The local County prosecutor charged McKinley with “falsification,” obstruction of official business, and interference with civil rights, all violations of Ohio’s criminal code. McKinley was convicted on two counts of falsification and one count of obstructing official business.

McKinley’s two interviews played a central role in the prosecution, as did Fortney’s testimony as to what occurred during the interviews. His conviction was subsequently overturned on appeal on the theory that the City and McKinley had entered into a “contract” under which the Police Department agreed not to use his statements in a prosecution against him.

McKinley brought a federal civil rights lawsuit against the City, alleging that the use by the County prosecutor of his internal affairs statements violated his Fifth Amendment rights under the doctrine of Garrity v. New Jersey, and that he was entitled to recover against the City for the County prosecutor’s use of the interviews.
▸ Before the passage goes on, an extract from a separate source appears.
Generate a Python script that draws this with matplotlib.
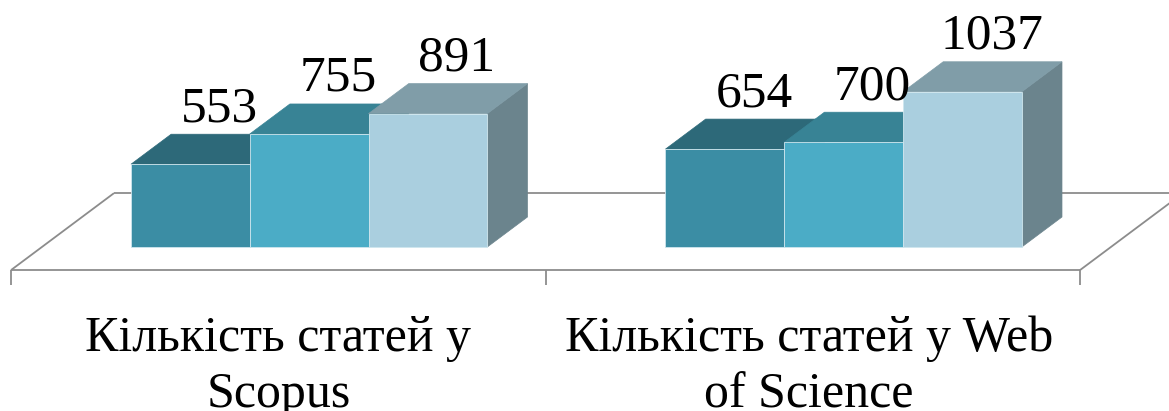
"""3D-style clustered bar chart: article counts in Scopus / Web of Science."""

import matplotlib.pyplot as plt
from matplotlib.patches import Polygon

plt.switch_backend("Agg")

# Data
categories = ["Кількість статей у\nScopus", "Кількість статей у Web\nof Science"]
series_1 = [553, 654]
series_2 = [755, 700]
series_3 = [891, 1037]
series = [series_1, series_2, series_3]

# Face colours per series: front, top, right side
front_colors = ["#3B8DA4", "#4BACC6", "#AACFDF"]
top_colors = ["#2D6979", "#388395", "#809DA8"]
side_colors = ["#2A6271", "#357C8C", "#6B848D"]

# Oblique projection: depth d in [0, 1] from the front of the floor
DX = 0.1927  # category units per unit depth
DY = 514.0   # value units per unit depth
D0, D1 = 0.30, 0.69
FLOOR_Y = -D0 * DY

FONT = "Liberation Serif"
PX = 0.72  # points per pixel at dpi 100


def proj(x, v, d):
    return (x + d * DX, v + FLOOR_Y + d * DY)


fig = plt.figure(figsize=(11.69, 4.11), dpi=100)
ax = fig.add_axes([0, 0, 1, 1])
ax.set_xlim(-11 / 534.5, 1158 / 534.5)
ax.set_ylim(-1095.5, 1650)
ax.axis("off")

# Floor outline
n = len(categories)
line_kw = dict(color="#8C8C8C", linewidth=1.3, zorder=1, solid_capstyle="butt")
for a, b in [((0, 0, 0), (n, 0, 0)), ((0, 0, 0), (0, 0, 1)),
             ((0, 0, 1), (n, 0, 1)), ((n, 0, 0), (n, 0, 1))]:
    p, q = proj(*a), proj(*b)
    ax.plot([p[0], q[0]], [p[1], q[1]], **line_kw)
for i in range(n + 1):
    p = proj(i, 0, 0)
    ax.plot([p[0], p[0]], [p[1], p[1] - 100], **line_kw)

# Bars
group_w = 2 / 3
bar_w = group_w / len(series)
for i in range(n):
    for j, vals in enumerate(series):
        v = vals[i]
        x0 = i + (1 - group_w) / 2 + j * bar_w
        x1 = x0 + bar_w
        front = [proj(x0, 0, D0), proj(x1, 0, D0), proj(x1, v, D0), proj(x0, v, D0)]
        top = [proj(x0, v, D0), proj(x1, v, D0), proj(x1, v, D1), proj(x0, v, D1)]
        side = [proj(x1, 0, D0), proj(x1, 0, D1), proj(x1, v, D1), proj(x1, v, D0)]
        z = 2 + i * 3 + j
        ax.add_patch(Polygon(side, closed=True, facecolor=side_colors[j],
                             edgecolor=side_colors[j], linewidth=0.5, zorder=z))
        ax.add_patch(Polygon(top, closed=True, facecolor=top_colors[j],
                             edgecolor=top_colors[j], linewidth=0.5, zorder=z))
        ax.add_patch(Polygon(front, closed=True, facecolor=front_colors[j],
                             edgecolor="#CFE6EE", linewidth=0.6, zorder=z))

        # Value label above the top face
        cx, cy = proj((x0 + x1) / 2, v, (D0 + D1) / 2)
        ax.annotate(str(v), xy=(cx, cy), xytext=(9 * PX, 28 * PX),
                    textcoords="offset points", ha="center", va="baseline",
                    fontsize=37, family=FONT, color="black", zorder=20)

# Category labels under the floor
for i, label in enumerate(categories):
    for k, line in enumerate(label.split("\n")):
        ax.annotate(line, xy=proj(i + 0.5, 0, 0),
                    xytext=(-4 * i * PX, -(81 + 56 * k) * PX),
                    textcoords="offset points",
                    ha="center", va="baseline", fontsize=36, family=FONT,
                    color="black", annotation_clip=False)

fig.savefig("out.png", dpi=100)
plt.close(fig)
A federal Court of Appeals allowed McKinley’s lawsuit to go forward.

Much of the Court’s opinion dealt with the question of whether the use by the prosecutor of McKinley’s internal affairs interviews was “collateral.” The Garrity rule precludes the use of public employees’ compelled incriminating statements in a later prosecution for the conduct under investigation. However, Garrity does not preclude use of such statements in prosecutions for the independent crimes of obstructing the public employer’s investigation or making false statements during it.

Where the City ran afoul of these principles was with respect to the use of the statements made by McKinley in his second investigation. As phrased by the Court, “ would permit the use – in a false statement, perjury, or obstruction trial – of the statements McKinley made Garrity in the first interview since it was conducted pursuant to the ‘matter under investigation,’ i.e., Scannergate.” However, the Court found that once Fortney became convinced that McKinley had lied during the first interview, “the matter under investigation” began to include a separate investigation of McKinley for falsification and obstruction.

The Court found that there was sufficient evidence to present a question for a jury as to whether Fortney conducted the second interview of McKinley because he suspected that McKinley had committed falsification and obstruction during the first interview. That being the case, the Court concluded, the “collateral use” exception to the Garrity doctrine did not apply to McKinley’s statements.

Of potentially greater significance is that the Court refused to dismiss the City as a defendant in the case even though it was a County prosecutor who used the statements in McKinley’s criminal trial, not a City official. The Court found that Fortney was at the core of McKinley’s illegal compelled incrimination: “Officer Fortney, it is alleged, compelled McKinley to incriminate himself. McKinley took these actions pursuant to an ongoing official investigation. A special prosecutor was appointed. Fortney turned the statements over to the prosecutor and when the prosecutor introduced the statements at McKinley’s trial, he did so through Fortney, who was on the witness stand. Viewing the facts in the light most favorable to McKinley, we hold that the alleged deprivation of his constitutional rights – i.e., the use at trial of incriminating statements he was compelled to make – was a natural consequence of Fortney’s action.” As such, the Court refused to dismiss the City as a defendant from the lawsuit.

McKinley v. City of Mansfield, 404 F.3d 418 (6th Cir. 2005).